Reducing the Complexity of AI Deployment
One of the clearest themes in the announcement is simplification. Enterprises often underestimate how much engineering work is required before AI can run reliably in production. Teams need to configure GPU drivers, Kubernetes clusters, model serving tools, data pipelines, access controls, monitoring systems, and security policies. They also need to make sure development, testing, and production environments remain aligned.
SUSE AI Factory with NVIDIA is designed to reduce that complexity through pre-validated blueprints and a management plane delivered through Rancher extensions and Kubernetes operators. SUSE documentation describes AI Factory as a way to discover AI applications and combine them into immutable, version-controlled blueprints.
That blueprint-based model is important because it helps teams move from one-off deployments to repeatable infrastructure patterns. Instead of rebuilding the AI stack for each new project, enterprises can standardize how AI workloads are packaged, deployed, governed, and scaled.
Security, Sovereignty, and Control
The announcement also leans heavily into secure and sovereign AI. This reflects a growing enterprise concern: where AI workloads run, who controls the data, and how intellectual property is protected.
SUSE’s broader AI strategy emphasizes private enterprise AI, data control, zero-trust security, and deployment flexibility across cloud, data center, and edge environments. The company’s product materials highlight sandbox-to-production parity, pre-validated templates, GitOps workflows, and support for sovereign AI requirements.
This is especially relevant for industries such as financial services, healthcare, government, telecom, manufacturing, and defense-adjacent sectors, where AI adoption is constrained not only by technical capability but also by regulation, compliance, and operational risk.
A Sign of the Enterprise AI Market Maturing
The Vultr-SUSE partnership is part of a broader shift in enterprise AI infrastructure. The market is moving away from isolated tools and toward AI factories: integrated environments where data, models, compute, orchestration, governance, and deployment pipelines work together.
For enterprises, the value proposition is not simply faster access to GPUs or another AI platform dashboard. The value lies in reducing the distance between AI ambition and operational reality. If the platform works as intended, organizations can spend less time stitching together infrastructure and more time building AI applications that produce measurable outcomes.
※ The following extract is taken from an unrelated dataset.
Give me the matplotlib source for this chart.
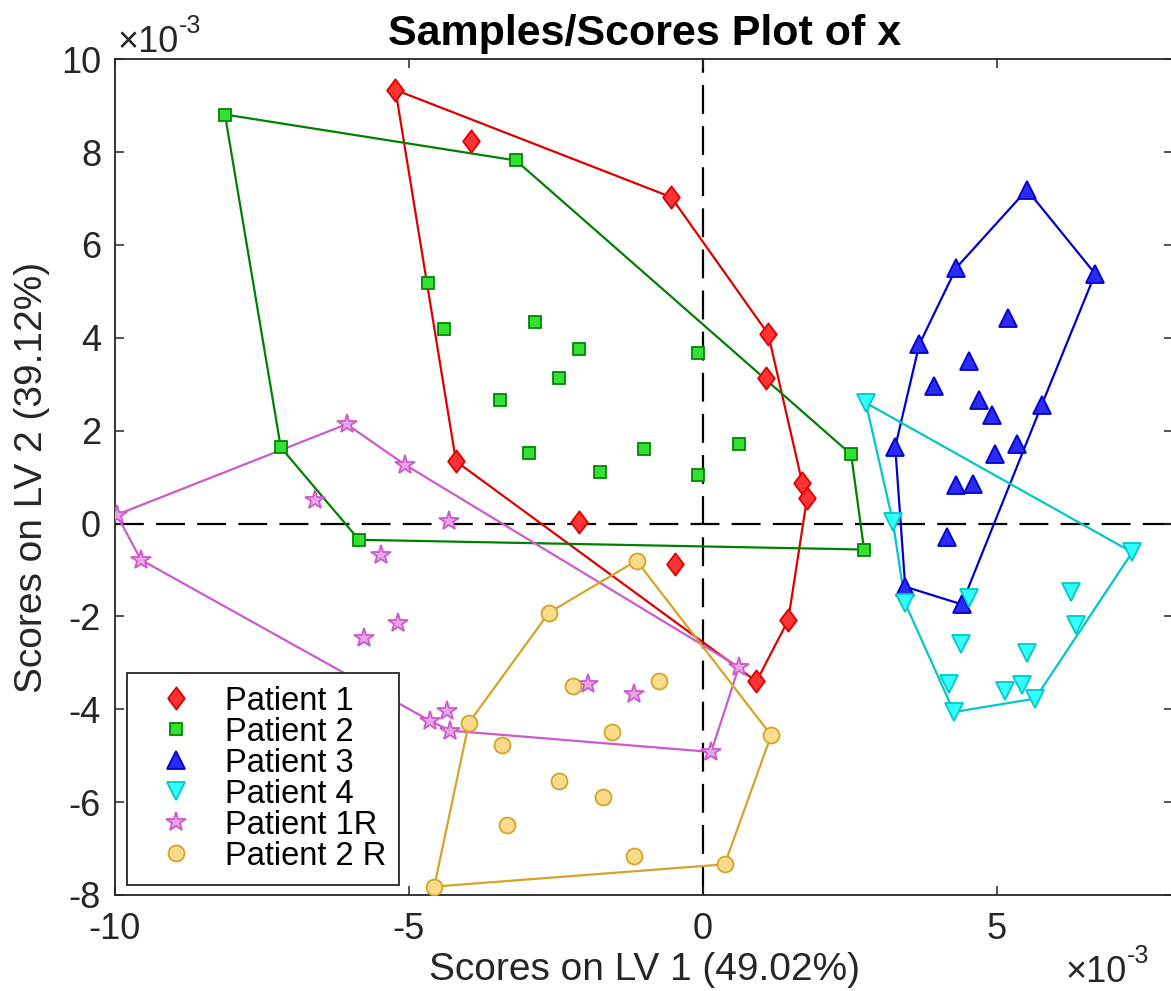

Existing SUSE customers will be able to work with SUSE account teams to evaluate the platform, with SUSE and Vultr collaborating on proof-of-concept deployments tailored to customer workloads. A self-service deployment option through the Vultr Marketplace is also planned.
The Bottom Line
The launch of SUSE AI Factory with NVIDIA on Vultr infrastructure shows how quickly enterprise AI infrastructure is evolving. Companies no longer want AI experiments that live in isolated sandboxes. They want governed, secure, scalable systems that can run wherever the business requires.
By combining SUSE’s open enterprise software foundation, NVIDIA’s production AI stack, and Vultr’s global cloud infrastructure, the partnership gives organizations a more direct path from pilot projects to production AI.
That does not eliminate the hard work of AI adoption. Enterprises still need the right data, governance, talent, and business use cases. But it does address one of the most persistent barriers: the complexity of assembling and operating the AI infrastructure stack itself.